O uso combinado das ideias de véu e Espírito é o que torna o argumento tão revelador; o Espírito da Presença removeu o véu, provavelmente aludindo também ao fato de que o véu separa a pessoa da presença de Deus dentro do templo. Pela vinda do Espírito, o véu é retirado tanto de nosso rosto como da Presença, para que possamos contemplar a glória do próprio Senhor na face do Filho de Deus, nosso Senhor Jesus Cristo. Paulo entra aqui no lugar santo. Pela presença do Espírito ele está agora atrás do véu na real presença de Deus, não somente contemplando sua glória em Cristo, mas sendo também transformado à semelhança de Deus de um grau de glória para outro. Aqui o clamor Aba evolui para louvor e adoração. Aqui também os filhos de Deus são transformados da semelhança de seu primeiro “pai”, o deus deste mundo que ainda cega o coração dos que não creem (4.4), na semelhança do próprio Deus (3.18). Portamos sua imagem em nossa presente existência do “já, mas ainda não”. Essa não é a única coisa que Paulo acredita que o Espírito esteja realizando em nosso mundo atual, mas ela é muito importante, e não seremos capazes de ter um bom entendimento de Paulo se não prestarmos muita atenção a ela.

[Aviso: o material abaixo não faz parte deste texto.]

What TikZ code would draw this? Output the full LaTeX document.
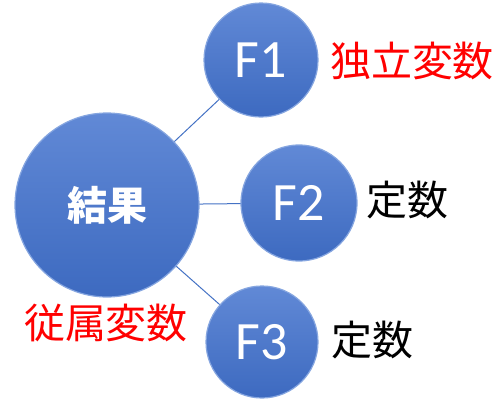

Concluindo, para Paulo o Espírito não é meramente uma força impessoal, influência ou poder. O Espírito não é outra coisa senão o cumprimento da promessa de que o próprio Deus novamente estaria presente com seu povo. As implicações dessa verdade são consideráveis, não apenas no que diz respeito à compreensão de Paulo a respeito de Deus e do Espírito, mas também no que tange ao significado que, para nós, individual e coletivamente, tem o fato de sermos o povo de Deus. O Espírito é a própria presença pessoal de Deus em nossa vida e em nosso meio; ele nos conduz pelos caminhos da retidão por amor de seu nome; ele “está atuando em todas as coisas em todas as pessoas”; ele se entristece quando seu povo não reflete seu caráter para assim revelar sua glória; e ele está presente em nossa adoração quando cantamos “louvor e honra e glória e poder” a Deus e ao Cordeiro.

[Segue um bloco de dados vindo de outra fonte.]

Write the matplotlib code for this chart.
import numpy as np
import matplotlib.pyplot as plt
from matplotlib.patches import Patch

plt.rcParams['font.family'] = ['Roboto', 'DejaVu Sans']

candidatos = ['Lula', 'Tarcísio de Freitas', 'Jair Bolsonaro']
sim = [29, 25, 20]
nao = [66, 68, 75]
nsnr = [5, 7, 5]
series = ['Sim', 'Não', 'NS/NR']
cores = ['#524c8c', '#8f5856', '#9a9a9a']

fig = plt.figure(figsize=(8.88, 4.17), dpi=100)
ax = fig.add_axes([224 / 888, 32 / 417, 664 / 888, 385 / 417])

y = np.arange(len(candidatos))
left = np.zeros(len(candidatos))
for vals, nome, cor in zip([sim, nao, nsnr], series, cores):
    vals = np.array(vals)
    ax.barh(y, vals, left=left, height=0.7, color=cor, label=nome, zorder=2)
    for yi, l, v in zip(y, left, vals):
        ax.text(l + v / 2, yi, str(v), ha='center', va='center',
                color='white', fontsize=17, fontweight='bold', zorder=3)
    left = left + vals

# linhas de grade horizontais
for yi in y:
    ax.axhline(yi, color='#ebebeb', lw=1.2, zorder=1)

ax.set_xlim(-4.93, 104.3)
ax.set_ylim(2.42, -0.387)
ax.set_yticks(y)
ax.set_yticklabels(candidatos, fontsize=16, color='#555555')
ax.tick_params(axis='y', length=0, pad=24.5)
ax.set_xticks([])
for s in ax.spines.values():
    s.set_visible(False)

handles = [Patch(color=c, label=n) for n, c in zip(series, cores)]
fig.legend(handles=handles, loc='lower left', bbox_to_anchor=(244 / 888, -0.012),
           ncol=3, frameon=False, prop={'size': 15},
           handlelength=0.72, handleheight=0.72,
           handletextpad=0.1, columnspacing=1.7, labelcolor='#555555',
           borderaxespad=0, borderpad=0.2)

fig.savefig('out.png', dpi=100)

Cabe ao povo de Deus de uma época posterior como a nossa apreender uma vez mais essas realidades experimentando-as, para que de fato possamos captar o pensamento de Paulo. Talvez devamos iniciar reduzindo a importância de imagens impessoais (vento, fogo etc), por mais ricas que sejam no que concerne aos aspectos do ministério do Espírito, reordenando nosso pensamento para harmonizá-lo com o de Paulo, segundo o qual compreendemos e experimentamos o Espírito como a presença pessoal do Deus eterno em nós.